Los hechos de los que los medios de comunicación han informado ponen en evidencia, una vez más, la importancia que debe atribuirse a la función del protectorado, que requiere una especialización jurídica y económica que ha de ser ejercida independiente y profesionalmente. En algunos casos, se da la paradoja de que supervisor y supervisado sean el mismo, sin que nadie aprecie la existencia de un conflicto de interés, cuando, por ejemplo, un representante de la administración general del Estado o de una Comunidad Autónoma, se sienta en un patronato cuyo protectorado es ejercido por la misma administración.
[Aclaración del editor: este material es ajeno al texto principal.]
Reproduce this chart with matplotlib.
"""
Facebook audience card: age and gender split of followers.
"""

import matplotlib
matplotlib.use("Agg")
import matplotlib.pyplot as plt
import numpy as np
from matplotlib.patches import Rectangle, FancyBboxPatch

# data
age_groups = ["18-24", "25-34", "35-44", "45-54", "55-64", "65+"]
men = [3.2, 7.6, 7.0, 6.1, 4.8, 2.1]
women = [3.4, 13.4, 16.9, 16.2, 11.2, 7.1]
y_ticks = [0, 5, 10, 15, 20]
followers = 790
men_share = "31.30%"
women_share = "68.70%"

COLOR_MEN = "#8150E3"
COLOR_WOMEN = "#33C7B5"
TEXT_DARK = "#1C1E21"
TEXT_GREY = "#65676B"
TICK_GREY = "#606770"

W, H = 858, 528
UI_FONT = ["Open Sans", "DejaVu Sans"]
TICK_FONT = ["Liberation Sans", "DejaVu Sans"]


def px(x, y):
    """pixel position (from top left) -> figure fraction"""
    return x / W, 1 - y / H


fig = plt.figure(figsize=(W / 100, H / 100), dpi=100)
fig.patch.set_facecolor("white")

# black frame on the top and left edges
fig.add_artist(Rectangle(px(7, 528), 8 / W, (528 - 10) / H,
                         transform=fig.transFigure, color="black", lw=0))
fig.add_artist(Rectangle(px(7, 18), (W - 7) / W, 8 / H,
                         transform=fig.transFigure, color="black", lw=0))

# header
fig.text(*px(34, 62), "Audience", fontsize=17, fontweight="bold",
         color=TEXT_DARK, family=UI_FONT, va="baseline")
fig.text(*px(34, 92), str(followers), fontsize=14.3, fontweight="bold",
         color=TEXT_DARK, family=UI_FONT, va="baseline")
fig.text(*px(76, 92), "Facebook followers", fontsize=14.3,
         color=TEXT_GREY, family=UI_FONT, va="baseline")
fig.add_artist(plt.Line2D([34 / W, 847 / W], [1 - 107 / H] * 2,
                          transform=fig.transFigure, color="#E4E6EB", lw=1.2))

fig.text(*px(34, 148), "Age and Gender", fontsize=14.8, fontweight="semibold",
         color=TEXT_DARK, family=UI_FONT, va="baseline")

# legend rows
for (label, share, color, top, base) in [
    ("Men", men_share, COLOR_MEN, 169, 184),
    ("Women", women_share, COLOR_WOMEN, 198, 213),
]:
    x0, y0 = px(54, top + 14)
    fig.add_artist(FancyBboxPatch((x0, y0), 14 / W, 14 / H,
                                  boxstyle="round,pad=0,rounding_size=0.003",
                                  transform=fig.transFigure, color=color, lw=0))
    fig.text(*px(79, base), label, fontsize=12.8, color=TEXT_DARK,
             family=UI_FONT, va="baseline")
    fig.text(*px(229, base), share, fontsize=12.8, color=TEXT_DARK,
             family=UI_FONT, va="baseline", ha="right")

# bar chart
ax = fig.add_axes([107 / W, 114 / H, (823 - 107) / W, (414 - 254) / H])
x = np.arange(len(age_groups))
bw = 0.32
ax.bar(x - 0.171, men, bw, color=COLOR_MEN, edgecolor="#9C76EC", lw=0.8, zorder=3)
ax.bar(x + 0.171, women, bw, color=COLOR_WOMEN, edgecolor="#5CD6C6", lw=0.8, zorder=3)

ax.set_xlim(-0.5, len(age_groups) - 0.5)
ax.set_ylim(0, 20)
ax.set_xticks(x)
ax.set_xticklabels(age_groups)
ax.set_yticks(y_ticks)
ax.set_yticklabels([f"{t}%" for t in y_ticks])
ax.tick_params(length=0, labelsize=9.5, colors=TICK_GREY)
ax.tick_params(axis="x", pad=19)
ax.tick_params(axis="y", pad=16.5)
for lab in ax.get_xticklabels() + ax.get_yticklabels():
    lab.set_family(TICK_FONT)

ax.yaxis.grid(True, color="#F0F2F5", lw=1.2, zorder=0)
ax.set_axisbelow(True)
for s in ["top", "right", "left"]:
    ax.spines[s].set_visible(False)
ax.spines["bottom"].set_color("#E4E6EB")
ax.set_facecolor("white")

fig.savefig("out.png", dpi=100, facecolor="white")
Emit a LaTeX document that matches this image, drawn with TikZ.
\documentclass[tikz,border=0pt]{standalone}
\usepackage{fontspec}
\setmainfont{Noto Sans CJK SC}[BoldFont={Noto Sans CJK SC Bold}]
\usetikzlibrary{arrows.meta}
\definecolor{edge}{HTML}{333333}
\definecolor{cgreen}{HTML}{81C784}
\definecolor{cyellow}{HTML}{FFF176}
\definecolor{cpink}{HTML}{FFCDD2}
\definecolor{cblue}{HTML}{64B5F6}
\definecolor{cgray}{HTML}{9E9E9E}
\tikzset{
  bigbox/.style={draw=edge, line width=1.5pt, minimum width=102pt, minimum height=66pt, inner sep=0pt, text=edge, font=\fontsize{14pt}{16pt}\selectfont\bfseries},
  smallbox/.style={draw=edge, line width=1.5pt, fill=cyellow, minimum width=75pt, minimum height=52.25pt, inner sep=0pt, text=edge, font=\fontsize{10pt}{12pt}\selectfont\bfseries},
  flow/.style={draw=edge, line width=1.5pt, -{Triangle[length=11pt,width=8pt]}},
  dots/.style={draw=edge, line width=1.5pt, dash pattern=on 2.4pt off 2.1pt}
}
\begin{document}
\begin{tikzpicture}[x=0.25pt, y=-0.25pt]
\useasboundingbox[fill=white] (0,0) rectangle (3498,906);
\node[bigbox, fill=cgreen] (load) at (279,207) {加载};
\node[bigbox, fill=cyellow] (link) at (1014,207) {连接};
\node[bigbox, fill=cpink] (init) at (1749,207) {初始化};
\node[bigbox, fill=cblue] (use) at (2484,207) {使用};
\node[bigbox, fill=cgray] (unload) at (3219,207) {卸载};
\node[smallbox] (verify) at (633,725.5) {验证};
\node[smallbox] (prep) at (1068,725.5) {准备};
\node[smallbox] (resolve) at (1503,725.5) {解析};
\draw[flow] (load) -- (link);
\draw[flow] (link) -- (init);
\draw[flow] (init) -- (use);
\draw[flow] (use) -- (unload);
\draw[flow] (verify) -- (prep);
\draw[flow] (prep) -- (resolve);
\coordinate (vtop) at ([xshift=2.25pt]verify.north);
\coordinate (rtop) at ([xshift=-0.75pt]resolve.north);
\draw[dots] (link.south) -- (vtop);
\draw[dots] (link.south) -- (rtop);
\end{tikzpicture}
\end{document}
La necesidad de revisar y reforzar el modelo de protectorado es una de las cuestiones que la Asociación Española de Fundaciones viene reivindicando desde hace tiempo
Volviendo al principio de este artículo, ¿qué ha pasado para que estos días no se hable de la labor social de ciertas fundaciones sino de su supuesta implicación en asuntos, como mínimo, opacos? La respuesta más probable es que han fallado los tres niveles de supervisión fundacional. Esto nos obliga al abordaje de la necesaria reforma de la regulación del sector, más aún en unos tiempos como los que actualmente estamos viviendo, donde la labor de las fundaciones constituye una imprescindible tarea que complementa las obligaciones de las Administraciones Públicas.
Desde la Asociación Española de Fundaciones (AEF) emplazamos a todas las personas e instituciones concernidas en este asunto a ponernos manos a la obra. Necesitamos un desarrollo legal que garantice la seguridad jurídica de las fundaciones y que preserve la reputación del sector fundacional. Se lo debemos a las miles de personas para las que trabajamos día a día desde las fundaciones.